How can I change nccl version in pytorch?

hi I’m using cuda 11.3 and if I run multi-gpus it freezes so I thought it would be solved if I change pytorch.cuda.nccl.version…

also is there any way to find nccl 2.10.3 in my env? because apt search nccl didn’t show any 2.10.3 version that shows in torch.cuda.nccl.version. I wonder if I remove 2.10.3, then torch would set the default version as 2.9.9.

nvcc: NVIDIA (R) Cuda compiler driver
Copyright (c) 2005-2021 NVIDIA Corporation
Built on Mon_May__3_19:15:13_PDT_2021
Cuda compilation tools, release 11.3, V11.3.109
Build cuda_11.3.r11.3/compiler.29920130_0
Python 3.8.8 (default, Apr 13 2021, 19:58:26) 
[GCC 7.3.0] :: Anaconda, Inc. on linux
Type "help", "copyright", "credits" or "license" for more information.
>>> import torch
>>> torch.__version__
'1.10.2+cu113'
>>> torch.cuda.nccl.version()
(2, 10, 3)
libhttpasyncclient-java/focal 4.1.4-1 all
  HTTP/1.1 compliant asynchronous HTTP agent implementation

libnccl-dev/unknown 2.11.4-1+cuda11.6 amd64 [upgradable from: 2.9.9-1+cuda11.3]
  NVIDIA Collective Communication Library (NCCL) Development Files

libnccl2/unknown 2.11.4-1+cuda11.6 amd64 [upgradable from: 2.9.9-1+cuda11.3]
  NVIDIA Collective Communication Library (NCCL) Runtime

libpuppetlabs-http-client-clojure/focal 0.9.0-1 all
  Clojure wrapper around libhttpasyncclient-java

libvncclient1/focal-updates,focal-security 0.9.12+dfsg-9ubuntu0.3 amd64
  API to write one's own VNC server - client library

python-ncclient-doc/focal 0.6.0-2.1 all
  Documentation for python-ncclient (Python library for NETCONF clients)

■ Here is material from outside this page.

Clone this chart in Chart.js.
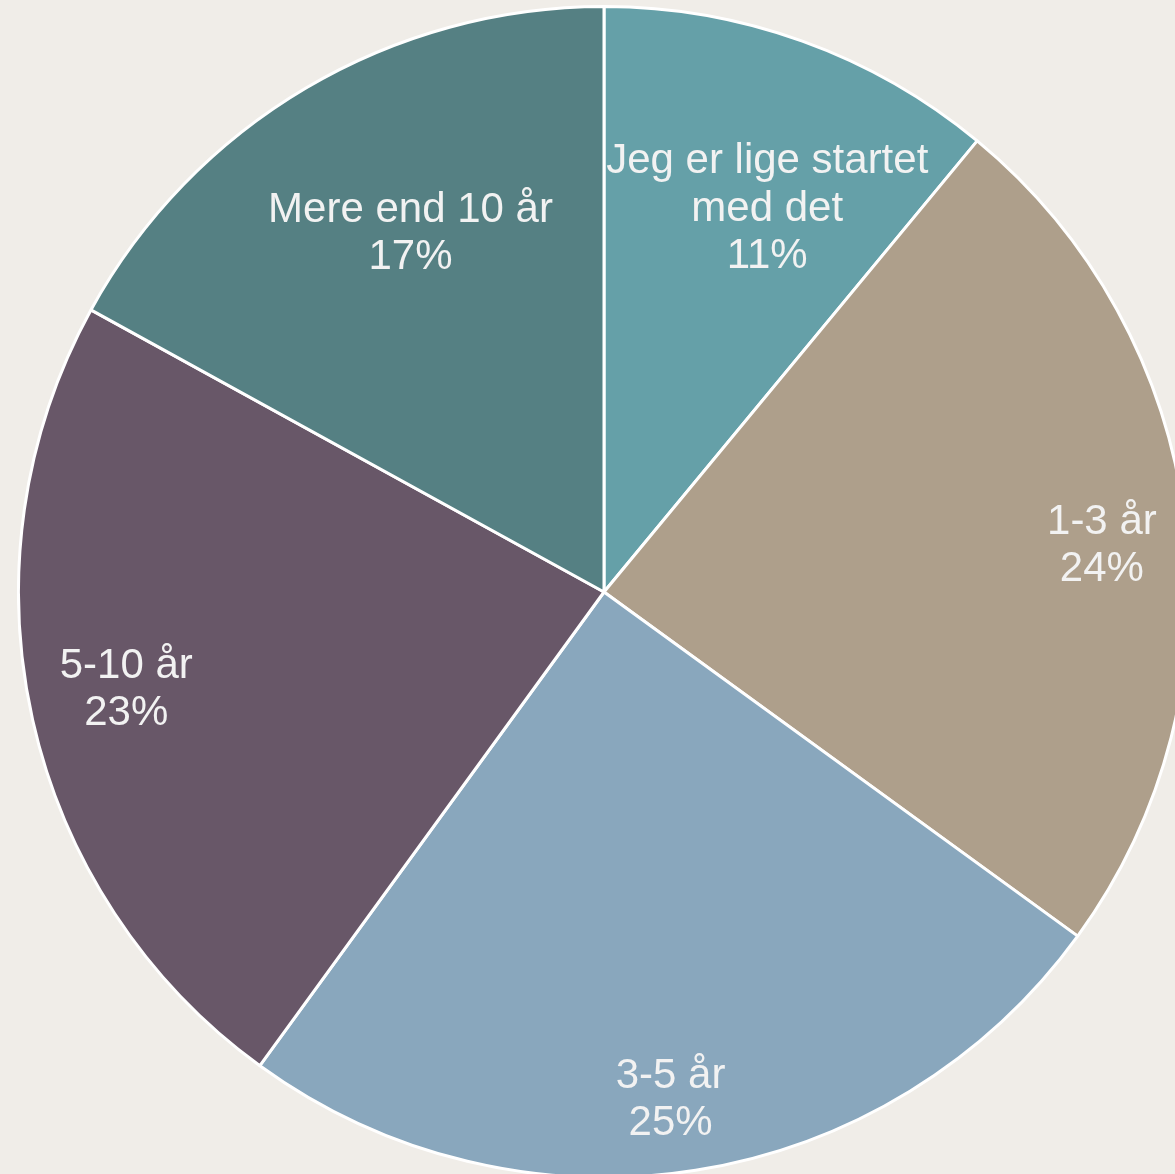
<!DOCTYPE html>
<html lang="da">
<head>
<meta charset="utf-8">
<title>Erfaring</title>
<script src="https://cdn.jsdelivr.net/npm/chart.js@4.4.1/dist/chart.umd.min.js"></script>
<style>
  html, body { margin: 0; padding: 0; background: #f0ede8; overflow: hidden; width: 1175px; height: 1174px; }
  #wrap { position: absolute; left: 17px; top: 5px; width: 1174px; height: 1174px; }
</style>
</head>
<body>
<div id="wrap"><canvas id="pie" width="1174" height="1174"></canvas></div>
<script>
// category labels (multi-line) and shares in percent
const categories = [
    ['Jeg er lige startet', 'med det'],
    ['1-3 år'],
    ['3-5 år'],
    ['5-10 år'],
    ['Mere end 10 år']
];
const shares = [11, 24, 25, 23, 17];
const sliceColors = ['#65a0a8', '#ae9f8b', '#89a7bd', '#685768', '#558083'];

// label placement inside each slice: fraction of radius, fraction of sweep
const labelRadius = [0.711, 0.854, 0.875, 0.833, 0.695];
const labelSweep = [0.583, 0.522, 0.517, 0.512, 0.536];

const sliceLabels = {
    id: 'sliceLabels',
    afterDatasetsDraw(chart) {
        const ctx = chart.ctx;
        const meta = chart.getDatasetMeta(0);
        const data = chart.data.datasets[0].data;
        ctx.save();
        ctx.fillStyle = '#f2f2f2';
        ctx.font = '42px "Liberation Sans", Arial, sans-serif';
        ctx.textAlign = 'center';
        ctx.textBaseline = 'middle';
        const lineH = 47.5;
        meta.data.forEach((arc, i) => {
            const a = arc.startAngle + (arc.endAngle - arc.startAngle) * labelSweep[i];
            const r = arc.outerRadius * labelRadius[i];
            const cx = arc.x + Math.cos(a) * r;
            const cy = arc.y + Math.sin(a) * r;
            const lines = [...chart.data.labels[i], data[i] + '%'];
            const top = cy - (lines.length - 1) * lineH / 2;
            lines.forEach((t, j) => ctx.fillText(t, cx, top + j * lineH));
        });
        ctx.restore();
    }
};

new Chart(document.getElementById('pie'), {
    type: 'pie',
    data: {
        labels: categories,
        datasets: [{
            data: shares,
            backgroundColor: sliceColors,
            borderColor: '#ffffff',
            borderWidth: 3
        }]
    },
    options: {
        responsive: false,
        animation: false,
        layout: { padding: 0 },
        plugins: {
            legend: { display: false },
            tooltip: { enabled: false }
        }
    },
    plugins: [sliceLabels]
});
</script>
</body>
</html>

python3-ncclient/focal 0.6.0-2.1 all
  Python library for NETCONF clients (Python 3)

thanks

The binaries ship with their own CUDA runtime, cuDNN, NCCL, etc. libs, so you won’t be able to change them directly.
You could build PyTorch from source and use your locally installed NCCL via e.g.:

NCCL_INCLUDE_DIR="/usr/include/" NCCL_LIB_DIR="/usr/lib/" USE_SYSTEM_NCCL=1 python setup.py install

I deleted my torch downloaded from pip and tried to download from source

conda install astunparse numpy ninja pyyaml mkl mkl-include setuptools cmake cffi typing_extensions future six requests dataclasses
conda install -c pytorch magma-cuda110 
git clone --recursive https://github.com/pytorch/pytorch
cd pytorch
# if you are updating an existing checkout
git submodule sync
git submodule update --init --recursive --jobs 0
export CMAKE_PREFIX_PATH=${CONDA_PREFIX:-"$(dirname $(which conda))/../"}

NCCL_INCLUDE_DIR="/usr/local/cuda-11.3/targets/x86_64-linux/include“ NCCL_LIB_DIR="/usr/local/cuda-11.3/targets/x86_64-linux/“lib USE_SYSTEM_NCCL=1 python setup.py install

but it crashes with error

--   Private Dependencies : pthreadpool;cpuinfo;qnnpack;pytorch_qnnpack;nnpack;XNNPACK;fbgemm;fp16;/root/anaconda3/lib/libmpicxx.so;/root/anaconda3/lib/libmpi.so;gloo;tensorpipe;foxi_loader;rt;fmt::fmt-header-only;kineto;gcc_s;gcc;dl
--   USE_COREML_DELEGATE     : OFF
-- Configuring incomplete, errors occurred!

Could you check in the build logs what exactly failed?

it was nccl p2p not the nccl version in pytorch. thanks!